Exercise task:
Tell how many lines contain the word "draw". Reply with the number only.

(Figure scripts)
######

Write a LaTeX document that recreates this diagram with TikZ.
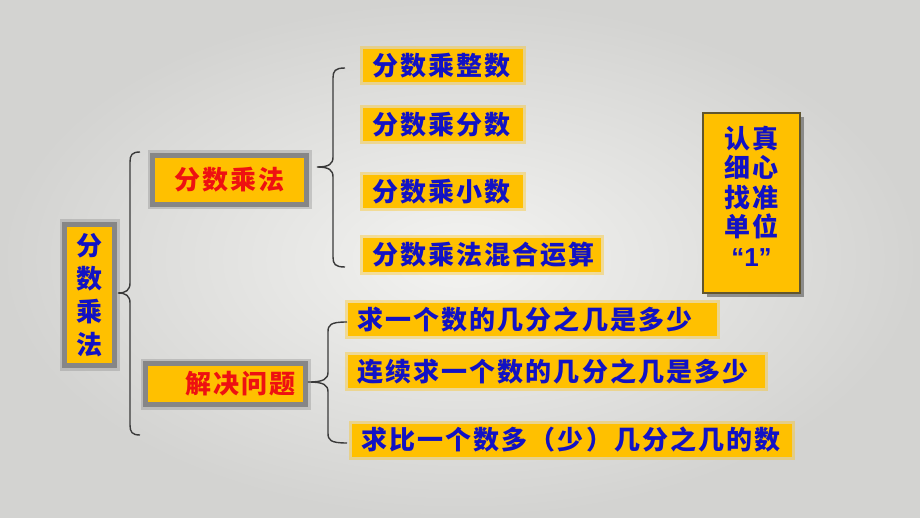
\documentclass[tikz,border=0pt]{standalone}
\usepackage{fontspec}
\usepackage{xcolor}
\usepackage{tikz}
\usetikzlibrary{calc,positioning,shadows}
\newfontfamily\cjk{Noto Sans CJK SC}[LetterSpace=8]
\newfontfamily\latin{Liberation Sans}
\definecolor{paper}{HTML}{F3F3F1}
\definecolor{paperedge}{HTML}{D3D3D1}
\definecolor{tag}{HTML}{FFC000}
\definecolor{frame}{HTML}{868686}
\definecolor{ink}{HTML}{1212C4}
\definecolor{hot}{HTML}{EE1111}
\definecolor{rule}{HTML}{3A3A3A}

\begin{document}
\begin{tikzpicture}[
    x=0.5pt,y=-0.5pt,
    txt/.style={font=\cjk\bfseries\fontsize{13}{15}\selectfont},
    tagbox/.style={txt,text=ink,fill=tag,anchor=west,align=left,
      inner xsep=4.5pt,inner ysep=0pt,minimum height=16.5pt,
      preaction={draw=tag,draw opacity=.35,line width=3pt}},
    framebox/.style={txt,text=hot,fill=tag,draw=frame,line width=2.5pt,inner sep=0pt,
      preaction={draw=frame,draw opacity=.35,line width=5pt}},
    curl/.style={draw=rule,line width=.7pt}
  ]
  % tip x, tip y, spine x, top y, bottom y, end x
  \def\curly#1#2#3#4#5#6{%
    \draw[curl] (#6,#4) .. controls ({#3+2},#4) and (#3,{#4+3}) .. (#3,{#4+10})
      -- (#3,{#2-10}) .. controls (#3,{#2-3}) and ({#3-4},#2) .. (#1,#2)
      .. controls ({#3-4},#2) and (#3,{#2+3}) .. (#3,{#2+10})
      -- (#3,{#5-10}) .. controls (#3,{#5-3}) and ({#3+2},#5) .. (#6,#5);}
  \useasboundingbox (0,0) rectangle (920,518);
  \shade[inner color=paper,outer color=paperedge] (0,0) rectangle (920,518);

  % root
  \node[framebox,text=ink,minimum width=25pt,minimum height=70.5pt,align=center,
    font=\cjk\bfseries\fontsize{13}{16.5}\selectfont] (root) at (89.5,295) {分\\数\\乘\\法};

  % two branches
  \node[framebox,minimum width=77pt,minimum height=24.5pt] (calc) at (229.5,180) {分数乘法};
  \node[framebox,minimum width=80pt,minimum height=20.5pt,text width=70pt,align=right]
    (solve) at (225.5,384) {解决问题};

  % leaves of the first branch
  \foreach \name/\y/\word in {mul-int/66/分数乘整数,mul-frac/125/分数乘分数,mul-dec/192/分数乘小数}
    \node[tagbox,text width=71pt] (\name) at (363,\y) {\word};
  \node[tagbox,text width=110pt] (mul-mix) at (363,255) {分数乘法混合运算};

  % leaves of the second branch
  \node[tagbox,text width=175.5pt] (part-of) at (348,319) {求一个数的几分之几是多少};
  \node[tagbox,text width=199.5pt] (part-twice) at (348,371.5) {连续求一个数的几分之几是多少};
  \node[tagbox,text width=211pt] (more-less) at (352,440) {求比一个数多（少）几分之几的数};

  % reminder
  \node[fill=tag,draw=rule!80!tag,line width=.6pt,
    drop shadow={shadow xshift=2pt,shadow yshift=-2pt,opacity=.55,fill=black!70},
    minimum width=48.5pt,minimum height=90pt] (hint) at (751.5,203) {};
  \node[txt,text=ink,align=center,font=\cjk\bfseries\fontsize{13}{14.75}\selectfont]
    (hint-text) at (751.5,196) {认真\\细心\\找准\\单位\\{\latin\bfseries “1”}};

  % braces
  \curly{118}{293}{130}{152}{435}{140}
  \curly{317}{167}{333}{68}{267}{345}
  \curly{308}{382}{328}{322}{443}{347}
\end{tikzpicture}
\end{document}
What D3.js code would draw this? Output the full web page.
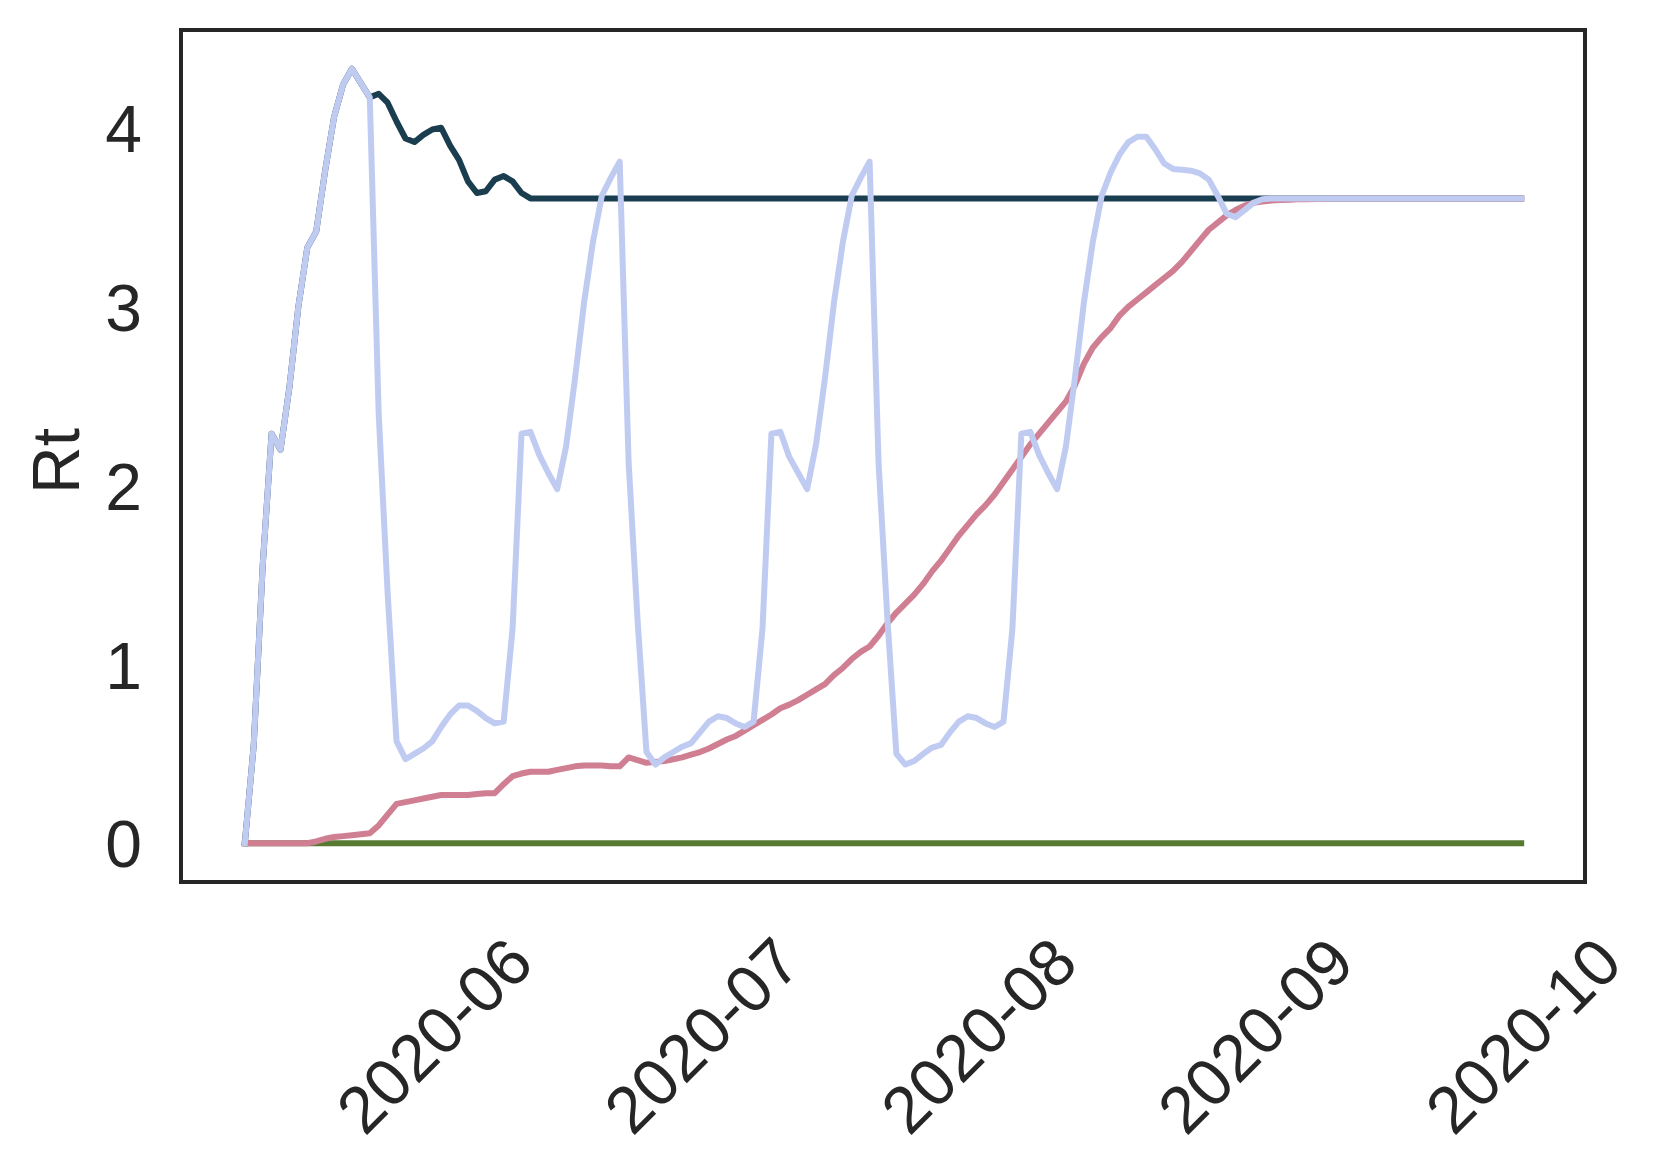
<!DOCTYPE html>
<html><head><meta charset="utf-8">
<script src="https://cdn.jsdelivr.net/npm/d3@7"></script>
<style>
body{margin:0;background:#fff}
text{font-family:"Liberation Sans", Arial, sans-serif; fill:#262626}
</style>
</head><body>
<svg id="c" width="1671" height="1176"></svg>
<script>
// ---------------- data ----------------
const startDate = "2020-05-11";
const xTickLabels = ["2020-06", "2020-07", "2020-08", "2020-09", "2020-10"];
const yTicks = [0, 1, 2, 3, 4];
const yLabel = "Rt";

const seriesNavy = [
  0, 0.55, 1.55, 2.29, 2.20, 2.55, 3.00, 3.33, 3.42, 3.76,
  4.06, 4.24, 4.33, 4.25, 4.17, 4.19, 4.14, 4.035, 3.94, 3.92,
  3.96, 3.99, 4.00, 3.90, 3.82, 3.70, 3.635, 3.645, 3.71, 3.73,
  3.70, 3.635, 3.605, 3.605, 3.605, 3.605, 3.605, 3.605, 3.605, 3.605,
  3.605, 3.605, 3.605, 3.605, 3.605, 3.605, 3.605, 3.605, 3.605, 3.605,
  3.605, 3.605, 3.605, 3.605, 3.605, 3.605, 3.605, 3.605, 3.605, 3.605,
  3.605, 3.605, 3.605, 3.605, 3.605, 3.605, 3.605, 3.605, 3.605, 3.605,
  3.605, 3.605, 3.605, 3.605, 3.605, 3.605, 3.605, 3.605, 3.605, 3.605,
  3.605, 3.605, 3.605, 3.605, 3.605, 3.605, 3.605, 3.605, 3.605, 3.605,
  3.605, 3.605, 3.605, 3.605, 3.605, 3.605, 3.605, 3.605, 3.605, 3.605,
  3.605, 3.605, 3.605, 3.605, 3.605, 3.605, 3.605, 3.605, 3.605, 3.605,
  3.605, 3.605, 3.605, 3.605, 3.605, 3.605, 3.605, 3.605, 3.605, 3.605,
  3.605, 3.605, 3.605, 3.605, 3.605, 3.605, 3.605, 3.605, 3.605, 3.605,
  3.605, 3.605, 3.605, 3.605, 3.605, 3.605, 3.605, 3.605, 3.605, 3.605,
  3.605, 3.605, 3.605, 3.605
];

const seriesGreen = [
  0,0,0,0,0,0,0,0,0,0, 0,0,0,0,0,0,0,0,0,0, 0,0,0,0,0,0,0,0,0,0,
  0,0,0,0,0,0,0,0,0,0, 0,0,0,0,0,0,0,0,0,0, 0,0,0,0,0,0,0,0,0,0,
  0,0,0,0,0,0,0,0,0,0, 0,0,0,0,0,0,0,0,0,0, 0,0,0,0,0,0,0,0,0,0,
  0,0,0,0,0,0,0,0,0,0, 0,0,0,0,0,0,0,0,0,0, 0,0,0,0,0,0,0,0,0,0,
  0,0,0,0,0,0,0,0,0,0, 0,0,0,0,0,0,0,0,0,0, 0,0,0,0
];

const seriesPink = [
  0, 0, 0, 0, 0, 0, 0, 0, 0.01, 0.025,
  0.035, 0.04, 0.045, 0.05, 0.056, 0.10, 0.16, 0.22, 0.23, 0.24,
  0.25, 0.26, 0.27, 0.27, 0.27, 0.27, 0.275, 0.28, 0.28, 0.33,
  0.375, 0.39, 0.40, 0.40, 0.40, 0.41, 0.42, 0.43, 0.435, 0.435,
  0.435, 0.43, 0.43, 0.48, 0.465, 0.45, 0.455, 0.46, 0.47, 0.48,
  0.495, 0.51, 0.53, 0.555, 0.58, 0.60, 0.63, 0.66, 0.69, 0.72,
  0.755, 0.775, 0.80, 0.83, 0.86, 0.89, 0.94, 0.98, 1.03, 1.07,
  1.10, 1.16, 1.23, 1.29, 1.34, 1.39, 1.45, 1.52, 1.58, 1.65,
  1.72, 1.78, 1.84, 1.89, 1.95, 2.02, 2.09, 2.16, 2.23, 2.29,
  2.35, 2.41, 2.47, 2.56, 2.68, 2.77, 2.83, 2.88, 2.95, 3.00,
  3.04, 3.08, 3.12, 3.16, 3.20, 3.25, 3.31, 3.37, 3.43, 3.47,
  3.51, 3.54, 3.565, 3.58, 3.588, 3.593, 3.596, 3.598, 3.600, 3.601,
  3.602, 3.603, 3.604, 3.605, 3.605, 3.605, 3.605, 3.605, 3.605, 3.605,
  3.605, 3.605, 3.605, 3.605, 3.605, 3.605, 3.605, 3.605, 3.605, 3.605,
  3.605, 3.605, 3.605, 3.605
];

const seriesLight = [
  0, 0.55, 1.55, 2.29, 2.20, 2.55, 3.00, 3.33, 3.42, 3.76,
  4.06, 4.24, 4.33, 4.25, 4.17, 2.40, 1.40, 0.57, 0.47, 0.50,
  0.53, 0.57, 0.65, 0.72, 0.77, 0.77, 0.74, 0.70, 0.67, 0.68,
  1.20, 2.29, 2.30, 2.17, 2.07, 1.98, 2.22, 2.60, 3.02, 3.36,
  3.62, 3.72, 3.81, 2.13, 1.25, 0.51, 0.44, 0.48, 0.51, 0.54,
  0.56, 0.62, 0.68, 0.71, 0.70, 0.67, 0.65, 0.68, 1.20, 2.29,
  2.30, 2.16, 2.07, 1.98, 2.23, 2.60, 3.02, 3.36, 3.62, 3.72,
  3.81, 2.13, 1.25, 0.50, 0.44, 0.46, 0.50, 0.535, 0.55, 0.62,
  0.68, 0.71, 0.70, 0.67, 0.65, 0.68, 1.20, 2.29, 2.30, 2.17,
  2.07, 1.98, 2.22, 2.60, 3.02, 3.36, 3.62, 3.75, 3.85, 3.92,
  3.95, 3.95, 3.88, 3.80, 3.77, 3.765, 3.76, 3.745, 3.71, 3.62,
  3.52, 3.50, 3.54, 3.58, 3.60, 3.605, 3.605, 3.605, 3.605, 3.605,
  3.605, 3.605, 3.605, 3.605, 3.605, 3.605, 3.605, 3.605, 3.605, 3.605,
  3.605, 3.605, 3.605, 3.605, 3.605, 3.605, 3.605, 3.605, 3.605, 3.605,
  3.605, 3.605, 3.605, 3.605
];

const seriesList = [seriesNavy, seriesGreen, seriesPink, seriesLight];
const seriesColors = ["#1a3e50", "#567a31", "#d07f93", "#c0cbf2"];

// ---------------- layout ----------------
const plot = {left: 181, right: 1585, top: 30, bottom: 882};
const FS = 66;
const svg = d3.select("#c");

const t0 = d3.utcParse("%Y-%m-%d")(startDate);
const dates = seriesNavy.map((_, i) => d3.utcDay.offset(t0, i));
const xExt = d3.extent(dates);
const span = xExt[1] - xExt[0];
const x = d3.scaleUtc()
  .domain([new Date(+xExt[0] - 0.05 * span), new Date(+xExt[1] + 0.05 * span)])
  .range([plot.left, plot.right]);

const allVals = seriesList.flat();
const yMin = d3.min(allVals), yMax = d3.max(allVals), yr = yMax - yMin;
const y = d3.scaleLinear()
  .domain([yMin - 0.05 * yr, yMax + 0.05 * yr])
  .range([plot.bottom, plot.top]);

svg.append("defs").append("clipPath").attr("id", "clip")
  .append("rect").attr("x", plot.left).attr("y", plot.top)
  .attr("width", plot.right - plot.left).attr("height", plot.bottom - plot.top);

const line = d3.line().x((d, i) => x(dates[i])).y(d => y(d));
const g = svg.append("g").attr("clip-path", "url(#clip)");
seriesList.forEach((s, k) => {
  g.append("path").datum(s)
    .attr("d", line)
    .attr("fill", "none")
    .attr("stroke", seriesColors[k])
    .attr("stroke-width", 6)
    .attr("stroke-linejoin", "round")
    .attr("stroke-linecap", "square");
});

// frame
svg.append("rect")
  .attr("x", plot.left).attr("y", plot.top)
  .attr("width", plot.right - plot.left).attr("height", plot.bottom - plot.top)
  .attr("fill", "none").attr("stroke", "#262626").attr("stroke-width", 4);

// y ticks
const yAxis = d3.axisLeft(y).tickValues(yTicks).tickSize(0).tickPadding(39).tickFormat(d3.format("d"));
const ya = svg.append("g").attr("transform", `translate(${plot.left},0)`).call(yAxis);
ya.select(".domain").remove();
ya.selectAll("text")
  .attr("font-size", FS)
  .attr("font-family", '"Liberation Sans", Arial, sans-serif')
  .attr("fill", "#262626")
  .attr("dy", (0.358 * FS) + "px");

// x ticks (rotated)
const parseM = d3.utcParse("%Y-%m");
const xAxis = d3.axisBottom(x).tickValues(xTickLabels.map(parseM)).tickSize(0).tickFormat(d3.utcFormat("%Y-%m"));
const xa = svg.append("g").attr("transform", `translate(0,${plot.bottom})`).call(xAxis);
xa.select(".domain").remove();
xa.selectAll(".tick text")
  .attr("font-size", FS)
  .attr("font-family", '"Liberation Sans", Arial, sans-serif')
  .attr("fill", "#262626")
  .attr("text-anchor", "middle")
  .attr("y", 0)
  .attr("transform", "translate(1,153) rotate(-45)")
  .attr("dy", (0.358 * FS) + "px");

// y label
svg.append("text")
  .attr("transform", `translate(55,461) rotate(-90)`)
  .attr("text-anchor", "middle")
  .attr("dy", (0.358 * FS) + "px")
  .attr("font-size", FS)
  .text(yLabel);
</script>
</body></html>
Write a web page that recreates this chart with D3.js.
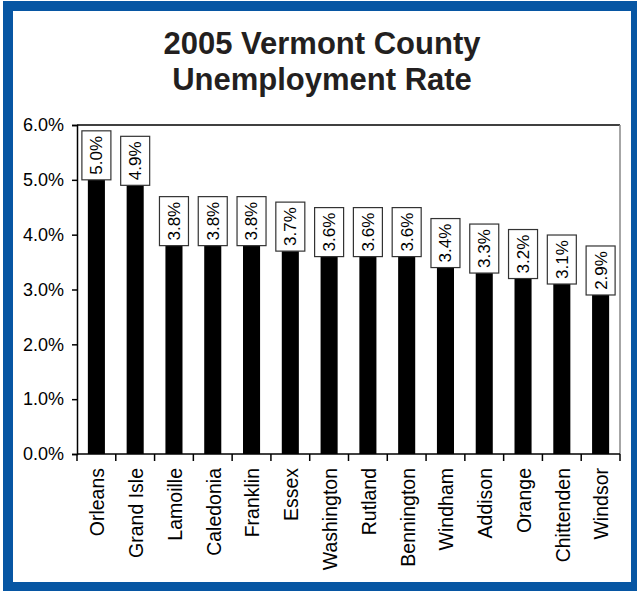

######

Response to the task:
7